_EXERCISE PROMPT_: In the lines below, output everything from the first line through the line containing "65.4, 68.4, 68.4];" exactly as it is. Pictures are not part of the output.

_INFORMATION SHOWN_:
^^^^
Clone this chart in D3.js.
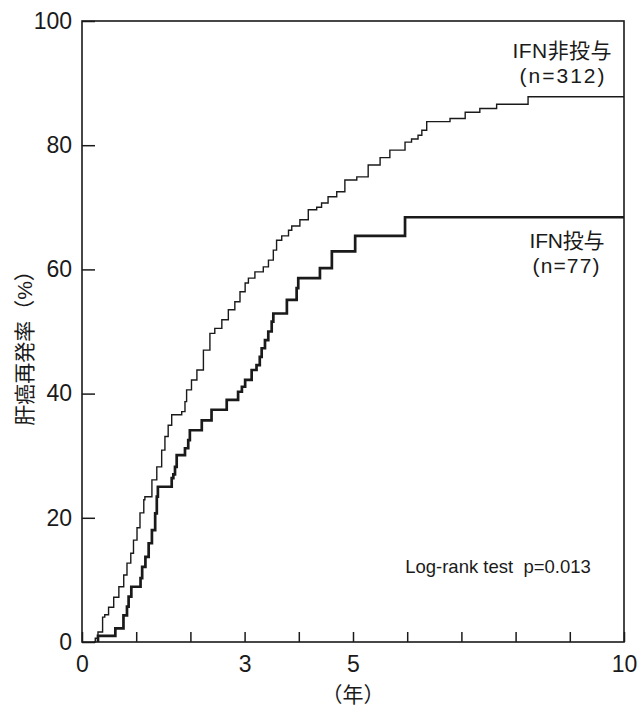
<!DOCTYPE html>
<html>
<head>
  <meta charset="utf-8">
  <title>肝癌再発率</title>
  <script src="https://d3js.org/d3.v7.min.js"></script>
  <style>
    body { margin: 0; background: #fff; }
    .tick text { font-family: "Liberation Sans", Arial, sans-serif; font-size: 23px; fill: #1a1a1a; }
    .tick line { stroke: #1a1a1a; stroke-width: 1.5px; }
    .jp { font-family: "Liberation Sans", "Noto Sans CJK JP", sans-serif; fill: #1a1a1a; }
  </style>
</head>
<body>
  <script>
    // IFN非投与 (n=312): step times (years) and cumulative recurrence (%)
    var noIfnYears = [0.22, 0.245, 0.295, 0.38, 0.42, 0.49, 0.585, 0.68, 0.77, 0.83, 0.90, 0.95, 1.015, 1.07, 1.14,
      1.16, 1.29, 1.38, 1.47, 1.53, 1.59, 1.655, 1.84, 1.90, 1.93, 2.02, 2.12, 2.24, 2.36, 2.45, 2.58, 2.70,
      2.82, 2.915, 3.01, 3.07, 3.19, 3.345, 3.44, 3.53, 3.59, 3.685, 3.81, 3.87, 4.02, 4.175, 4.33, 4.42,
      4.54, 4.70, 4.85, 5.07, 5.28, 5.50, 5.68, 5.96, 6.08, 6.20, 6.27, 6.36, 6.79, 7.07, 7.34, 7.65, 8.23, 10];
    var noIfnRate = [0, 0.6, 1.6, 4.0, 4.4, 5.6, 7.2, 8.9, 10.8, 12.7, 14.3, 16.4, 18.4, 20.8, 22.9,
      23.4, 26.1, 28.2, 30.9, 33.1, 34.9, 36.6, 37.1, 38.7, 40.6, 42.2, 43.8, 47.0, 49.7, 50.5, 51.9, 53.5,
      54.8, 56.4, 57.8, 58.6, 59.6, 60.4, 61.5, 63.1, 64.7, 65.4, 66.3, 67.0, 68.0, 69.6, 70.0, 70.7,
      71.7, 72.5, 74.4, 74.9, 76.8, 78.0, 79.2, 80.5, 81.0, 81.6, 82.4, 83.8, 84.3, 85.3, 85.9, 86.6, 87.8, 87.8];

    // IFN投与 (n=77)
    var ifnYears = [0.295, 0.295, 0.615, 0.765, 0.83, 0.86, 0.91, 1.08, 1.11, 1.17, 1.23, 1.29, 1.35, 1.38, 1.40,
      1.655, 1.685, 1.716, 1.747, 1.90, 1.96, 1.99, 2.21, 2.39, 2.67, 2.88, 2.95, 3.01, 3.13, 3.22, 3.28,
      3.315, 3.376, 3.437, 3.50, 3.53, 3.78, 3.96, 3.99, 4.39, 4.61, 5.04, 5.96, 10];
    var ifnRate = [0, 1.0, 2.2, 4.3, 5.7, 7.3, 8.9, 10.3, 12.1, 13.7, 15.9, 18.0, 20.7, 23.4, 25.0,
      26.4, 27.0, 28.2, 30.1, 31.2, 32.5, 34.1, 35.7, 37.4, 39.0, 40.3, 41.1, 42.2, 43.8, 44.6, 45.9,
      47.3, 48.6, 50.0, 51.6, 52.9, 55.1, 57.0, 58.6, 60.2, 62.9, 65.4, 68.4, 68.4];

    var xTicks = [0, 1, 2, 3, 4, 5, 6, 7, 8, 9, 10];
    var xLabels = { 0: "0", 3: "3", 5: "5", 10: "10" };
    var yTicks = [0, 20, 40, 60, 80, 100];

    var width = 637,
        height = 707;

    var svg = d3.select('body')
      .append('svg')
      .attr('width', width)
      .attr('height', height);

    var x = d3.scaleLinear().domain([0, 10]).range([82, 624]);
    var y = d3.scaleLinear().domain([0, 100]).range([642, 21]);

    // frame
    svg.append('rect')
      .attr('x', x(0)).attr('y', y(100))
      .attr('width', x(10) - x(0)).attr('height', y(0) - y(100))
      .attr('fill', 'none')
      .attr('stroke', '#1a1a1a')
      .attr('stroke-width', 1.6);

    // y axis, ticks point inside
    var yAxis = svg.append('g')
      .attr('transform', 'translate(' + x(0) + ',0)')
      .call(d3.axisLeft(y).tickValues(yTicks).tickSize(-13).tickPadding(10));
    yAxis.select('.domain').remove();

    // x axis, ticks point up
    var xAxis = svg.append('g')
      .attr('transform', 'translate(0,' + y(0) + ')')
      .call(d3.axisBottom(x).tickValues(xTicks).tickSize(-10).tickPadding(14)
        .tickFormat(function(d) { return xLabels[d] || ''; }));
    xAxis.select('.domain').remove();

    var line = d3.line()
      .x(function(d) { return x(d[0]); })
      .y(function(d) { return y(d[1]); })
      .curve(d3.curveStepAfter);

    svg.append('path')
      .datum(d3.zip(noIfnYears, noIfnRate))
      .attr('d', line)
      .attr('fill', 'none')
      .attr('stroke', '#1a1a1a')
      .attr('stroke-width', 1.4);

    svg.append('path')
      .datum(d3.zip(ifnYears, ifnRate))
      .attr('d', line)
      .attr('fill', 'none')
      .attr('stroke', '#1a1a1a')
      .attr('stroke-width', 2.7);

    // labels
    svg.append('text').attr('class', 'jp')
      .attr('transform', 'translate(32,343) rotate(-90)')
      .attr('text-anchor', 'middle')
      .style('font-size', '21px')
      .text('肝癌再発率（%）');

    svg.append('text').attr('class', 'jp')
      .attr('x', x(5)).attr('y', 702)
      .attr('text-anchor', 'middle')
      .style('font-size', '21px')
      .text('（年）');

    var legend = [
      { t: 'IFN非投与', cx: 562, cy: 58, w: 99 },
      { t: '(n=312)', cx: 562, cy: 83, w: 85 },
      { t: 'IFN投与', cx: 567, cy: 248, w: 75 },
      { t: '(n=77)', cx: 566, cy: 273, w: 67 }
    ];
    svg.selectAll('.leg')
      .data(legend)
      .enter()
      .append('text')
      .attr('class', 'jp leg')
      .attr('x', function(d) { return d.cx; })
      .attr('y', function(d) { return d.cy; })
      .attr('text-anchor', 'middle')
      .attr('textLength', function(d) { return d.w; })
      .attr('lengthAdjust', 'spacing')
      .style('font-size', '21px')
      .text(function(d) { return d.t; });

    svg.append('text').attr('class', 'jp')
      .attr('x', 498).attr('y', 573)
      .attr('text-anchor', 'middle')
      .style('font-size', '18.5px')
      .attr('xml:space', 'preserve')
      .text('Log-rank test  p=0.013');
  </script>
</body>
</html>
^^^^
_FULL SOLUTION_:
Clone this chart in D3.js.
<!DOCTYPE html>
<html>
<head>
  <meta charset="utf-8">
  <title>肝癌再発率</title>
  <script src="https://d3js.org/d3.v7.min.js"></script>
  <style>
    body { margin: 0; background: #fff; }
    .tick text { font-family: "Liberation Sans", Arial, sans-serif; font-size: 23px; fill: #1a1a1a; }
    .tick line { stroke: #1a1a1a; stroke-width: 1.5px; }
    .jp { font-family: "Liberation Sans", "Noto Sans CJK JP", sans-serif; fill: #1a1a1a; }
  </style>
</head>
<body>
  <script>
    // IFN非投与 (n=312): step times (years) and cumulative recurrence (%)
    var noIfnYears = [0.22, 0.245, 0.295, 0.38, 0.42, 0.49, 0.585, 0.68, 0.77, 0.83, 0.90, 0.95, 1.015, 1.07, 1.14,
      1.16, 1.29, 1.38, 1.47, 1.53, 1.59, 1.655, 1.84, 1.90, 1.93, 2.02, 2.12, 2.24, 2.36, 2.45, 2.58, 2.70,
      2.82, 2.915, 3.01, 3.07, 3.19, 3.345, 3.44, 3.53, 3.59, 3.685, 3.81, 3.87, 4.02, 4.175, 4.33, 4.42,
      4.54, 4.70, 4.85, 5.07, 5.28, 5.50, 5.68, 5.96, 6.08, 6.20, 6.27, 6.36, 6.79, 7.07, 7.34, 7.65, 8.23, 10];
    var noIfnRate = [0, 0.6, 1.6, 4.0, 4.4, 5.6, 7.2, 8.9, 10.8, 12.7, 14.3, 16.4, 18.4, 20.8, 22.9,
      23.4, 26.1, 28.2, 30.9, 33.1, 34.9, 36.6, 37.1, 38.7, 40.6, 42.2, 43.8, 47.0, 49.7, 50.5, 51.9, 53.5,
      54.8, 56.4, 57.8, 58.6, 59.6, 60.4, 61.5, 63.1, 64.7, 65.4, 66.3, 67.0, 68.0, 69.6, 70.0, 70.7,
      71.7, 72.5, 74.4, 74.9, 76.8, 78.0, 79.2, 80.5, 81.0, 81.6, 82.4, 83.8, 84.3, 85.3, 85.9, 86.6, 87.8, 87.8];

    // IFN投与 (n=77)
    var ifnYears = [0.295, 0.295, 0.615, 0.765, 0.83, 0.86, 0.91, 1.08, 1.11, 1.17, 1.23, 1.29, 1.35, 1.38, 1.40,
      1.655, 1.685, 1.716, 1.747, 1.90, 1.96, 1.99, 2.21, 2.39, 2.67, 2.88, 2.95, 3.01, 3.13, 3.22, 3.28,
      3.315, 3.376, 3.437, 3.50, 3.53, 3.78, 3.96, 3.99, 4.39, 4.61, 5.04, 5.96, 10];
    var ifnRate = [0, 1.0, 2.2, 4.3, 5.7, 7.3, 8.9, 10.3, 12.1, 13.7, 15.9, 18.0, 20.7, 23.4, 25.0,
      26.4, 27.0, 28.2, 30.1, 31.2, 32.5, 34.1, 35.7, 37.4, 39.0, 40.3, 41.1, 42.2, 43.8, 44.6, 45.9,
      47.3, 48.6, 50.0, 51.6, 52.9, 55.1, 57.0, 58.6, 60.2, 62.9, 65.4, 68.4, 68.4];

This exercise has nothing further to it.